He was a professional baseball player, a Democratic state legislator, a Mobile County commissioner and a saloon keeper, and his political career ended in the wreckage of a federal investigation. But before it did, Coy Smith left behind three rules that a fellow commissioner still quoted decades later.
Smith, long dead by 2007, had been a popular and successful local politician of an earlier Mobile until he was tripped up in a federal investigation of the Comprehensive Employment and Training Act program, the federal jobs initiative of the 1970s that funneled public money through local governments and became, in more than one American city, a magnet for scandal.
Whatever his faults, said former County Commissioner Bay Haas, Smith understood how a small governing board actually works, and he was willing to explain it to anyone young enough to listen.
Rule one: never surprise your fellow commissioners
“You have to discuss every single item you bring up in a meeting with every commissioner before the meeting,” Haas said. “This avoids intentional embarrassment of any member.”
On a three-member board, the ambush is the most tempting weapon available and the most corrosive. An item sprung without warning forces colleagues to vote in public without preparation, which is precisely why it is done. Smith’s rule was a peace treaty: no member should ever have to learn about a proposal at the same moment as the audience.
Rule two: never commit your vote
“If someone asks you to support or oppose something, you never commit to support or oppose them,” Haas explained. “You may express favor or opposition, but the action you commit to is to take it up with your fellow commissioners. This encourages discussion and avoids isolating a member.”
The rule sounds like evasion and is actually its opposite. A commissioner who promises a vote in a private conversation has surrendered his judgment before hearing the arguments, and has cut his colleagues out of the decision. A commissioner who promises only to raise the matter with the board has preserved both.
Rule three: two votes is more than one vote
“What he meant was that no individual commissioner has any authority,” said Haas, who was among the commission’s first Republican members. “All of the power rests in the commission and none in the individual member.”
This is the hardest lesson for anyone who has just won an election. Voters elect a commissioner to do things; the law empowers him to do almost nothing alone. Roads are paved, contracts are let and budgets are adopted by a majority of the body, which in a three-member commission means two people who agree.
Why the rules survived their author
“The rules are really about how any board must operate in order to function effectively,” Haas said. “Coy expressed them with a little more color, and it took me quite a while to fully understand them.

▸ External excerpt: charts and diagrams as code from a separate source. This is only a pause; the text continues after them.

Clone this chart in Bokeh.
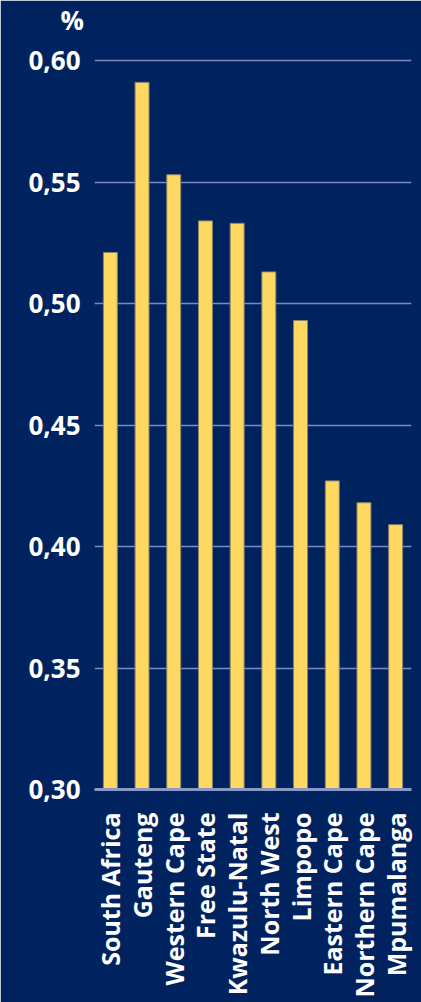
import math
from bokeh.plotting import figure
from bokeh.models import Range1d, FixedTicker, CustomJSTickFormatter, Title, ColumnDataSource
from bokeh.embed import file_html
from bokeh.resources import INLINE

categories = ["South Africa", "Gauteng", "Western Cape", "Free State", "Kwazulu-Natal",
              "North West", "Limpopo", "Eastern Cape", "Northern Cape", "Mpumalanga"]
values = [0.521, 0.591, 0.553, 0.534, 0.533, 0.513, 0.493, 0.427, 0.418, 0.409]
y_ticks = [0.30, 0.35, 0.40, 0.45, 0.50, 0.55, 0.60]
y_unit = "%"

NAVY = "#002360"
BAR = "#ffd862"
GRID = "#7b8bbd"

# layout: 0.30 at 789 px, 0.60 at 60 px; frame extends invisibly up to 40 px
TOP_BORDER = 40
BOTTOM_BORDER = 213
H = 1002
frame_h = H - TOP_BORDER - BOTTOM_BORDER
y_lo, y_hi_tick = y_ticks[0], y_ticks[-1]
y_end = y_lo + (y_hi_tick - y_lo) * frame_h / (789 - 60)

positions = [i + 0.5 for i in range(len(categories))]
src = ColumnDataSource(dict(x=positions, top=values, name=categories))

p = figure(width=421, height=H,
           x_range=Range1d(0, len(categories)), y_range=Range1d(y_lo, y_end),
           min_border_left=94, min_border_right=10,
           min_border_top=TOP_BORDER, min_border_bottom=BOTTOM_BORDER,
           output_backend="svg", toolbar_location=None,
           background_fill_color=NAVY, border_fill_color=NAVY,
           outline_line_color=NAVY, outline_line_width=2)

p.vbar(x="x", top="top", bottom=y_lo, width=0.44, source=src,
       fill_color=BAR, line_color="#8a8468", line_width=1)

# y axis
p.yaxis.ticker = FixedTicker(ticks=y_ticks)
p.yaxis.formatter = CustomJSTickFormatter(code="return tick.toFixed(2).replace('.', ',');")
p.yaxis.axis_line_color = None
p.yaxis.major_tick_line_color = None
p.yaxis.minor_tick_line_color = None
p.yaxis.major_label_standoff = 8
p.yaxis.major_label_text_color = "white"
p.yaxis.major_label_text_font = "Open Sans"
p.yaxis.major_label_text_font_style = "bold"
p.yaxis.major_label_text_font_size = "26px"

# grid
p.ygrid.ticker = FixedTicker(ticks=y_ticks)
p.ygrid.grid_line_color = GRID
p.ygrid.grid_line_width = 1.5
p.xgrid.grid_line_color = None

# x axis
p.xaxis.ticker = FixedTicker(ticks=positions)
p.xaxis.formatter = CustomJSTickFormatter(
    args=dict(labels=categories),
    code="return labels[Math.floor(tick)];")
p.xaxis.axis_line_color = "#8b99c8"
p.xaxis.axis_line_width = 3
p.xaxis.major_tick_line_color = None
p.xaxis.minor_tick_line_color = None
p.xaxis.major_label_orientation = math.pi / 2
p.xaxis.major_label_standoff = 17
p.xaxis.major_label_text_color = "white"
p.xaxis.major_label_text_font = "Open Sans"
p.xaxis.major_label_text_font_style = "bold"
p.xaxis.major_label_text_font_size = "25px"

p.add_layout(Title(text=y_unit, align="left", offset=-34, standoff=2, vertical_align="top",
                   text_color="white", text_font="Open Sans", text_font_style="bold",
                   text_font_size="26px"), "above")

open("out.html", "w").write(file_html(p, INLINE))
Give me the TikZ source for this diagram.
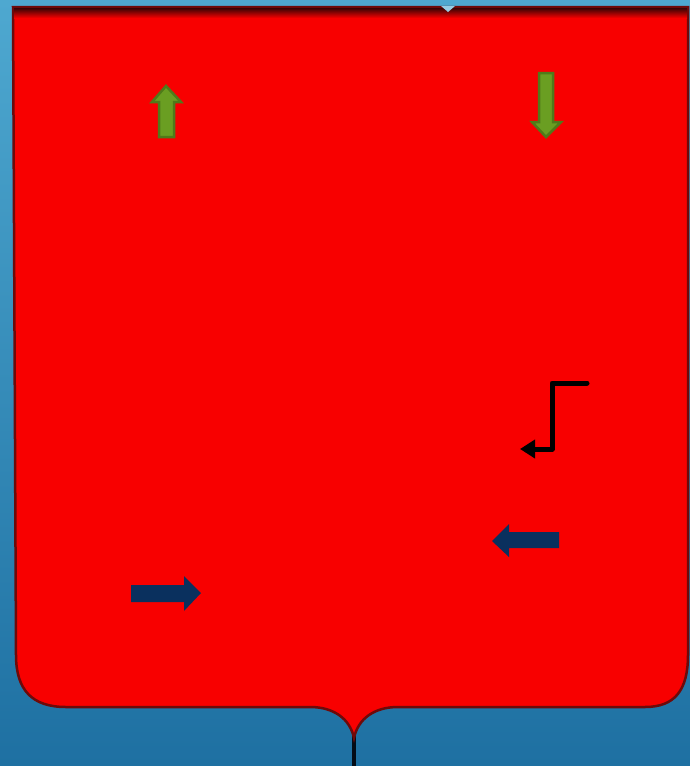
\documentclass[tikz,border=0pt]{standalone}
\usepackage{xcolor}
\definecolor{skytop}{RGB}{ 78, 168, 208}
\definecolor{skybottom}{RGB}{ 30, 112, 162}
\definecolor{shieldred}{RGB}{248,   0,   0}
\definecolor{shieldrim}{RGB}{110,  10,  10}
\definecolor{leafgreen}{RGB}{106, 158,  34}
\definecolor{leafrim}{RGB}{ 80, 122,  26}
\definecolor{inkblue}{RGB}{ 10,  48,  94}
\usepackage{tikz}
\usetikzlibrary{arrows.meta, calc}

\tikzset{
  shieldbody/.style={fill=shieldred, draw=shieldrim, line width=2.5pt},
  greenarrow/.style={fill=leafgreen, draw=leafrim, line width=2.5pt, line join=miter},
  bluearrow/.style={fill=inkblue, draw=none},
  elbowline/.style={draw=black, line width=5pt, line cap=round, line join=round,
    -{Triangle[length=15pt, width=18pt]}}
}

\begin{document}
\begin{tikzpicture}[x=1pt, y=-1pt]
    \useasboundingbox (0,0) rectangle (690,766);
    % background
    \shade[top color=skytop, bottom color=skybottom] (0,0) rectangle (690,766);
    % stem below the shield
    \draw[line width=4pt, black!75!inkblue] (354,730) -- (354,766);
    % shield
    \draw[shieldbody] (13,7) -- (688,7) -- (688,655)
      .. controls (688,690) and (675,707) .. (645,707) -- (398,707)
      .. controls (374,707) and (358,719) .. (354,738)
      .. controls (350,719) and (334,707) .. (310,707) -- (66,707)
      .. controls (32,707) and (16,690) .. (16,655) -- cycle;
    \shade[top color=shieldrim!50!black, bottom color=shieldred]
      (14,8) rectangle (687,18);
    % notch at the top
    \fill[skytop!60!white] (441,6) -- (455,6) -- (448,12) -- cycle;
    % green arrows
    \draw[greenarrow] (166,86) -- (181,102) -- (174,102) -- (174,137)
      -- (159,137) -- (159,102) -- (152,102) -- cycle;
    \draw[greenarrow] (546,137) -- (561,122) -- (553,122) -- (553,73)
      -- (539,73) -- (539,122) -- (532,122) -- cycle;
    % elbow arrow
    \coordinate (elbowstart) at (587,383);
    \coordinate (elbowend) at (520,449);
    \draw[elbowline] (elbowstart) -- (552,383) -- (552,449) -- (elbowend);
    % blue arrows
    \fill[bluearrow] (492,541) -- (509,524) -- (509,532) -- (559,532)
      -- (559,548) -- (509,548) -- (509,557) -- cycle;
    \fill[bluearrow] (201,593) -- (184,576) -- (184,585) -- (131,585)
      -- (131,602) -- (184,602) -- (184,611) -- cycle;
  \end{tikzpicture}
\end{document}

While we disagreed more often than not, he was a master in the art of politics.”
The endorsement carried a certain weight because of who was giving it. Haas, a Republican who was preparing to retire in June as executive director of the Mobile Airport Authority, had spent much of his public life on the other side of the aisle from Smith. He had also lived long enough in Mobile County government to know the difference between a politician who wins elections and one who can actually pass something.
A cautionary footnote
The CETA investigation that ended Smith’s career was a reminder that mastery of the art of politics is not the same as mastery of oneself. The program, created by Congress in 1973 to train and employ the jobless, put substantial discretion and federal cash in the hands of local officials, and federal prosecutors across the country eventually followed that money.
Still, the rules outlasted the scandal, passed along as an oral tradition among Mobile County officeholders:
- Never surprise your fellow commissioners. Brief everyone before the meeting.
- Never commit your vote. Commit only to raising the matter with the board.
- Two votes is more than one vote. Power lives in the body, not the member.
They are not a bad summary of how any city council, school board or county commission in south Alabama still functions, or fails to.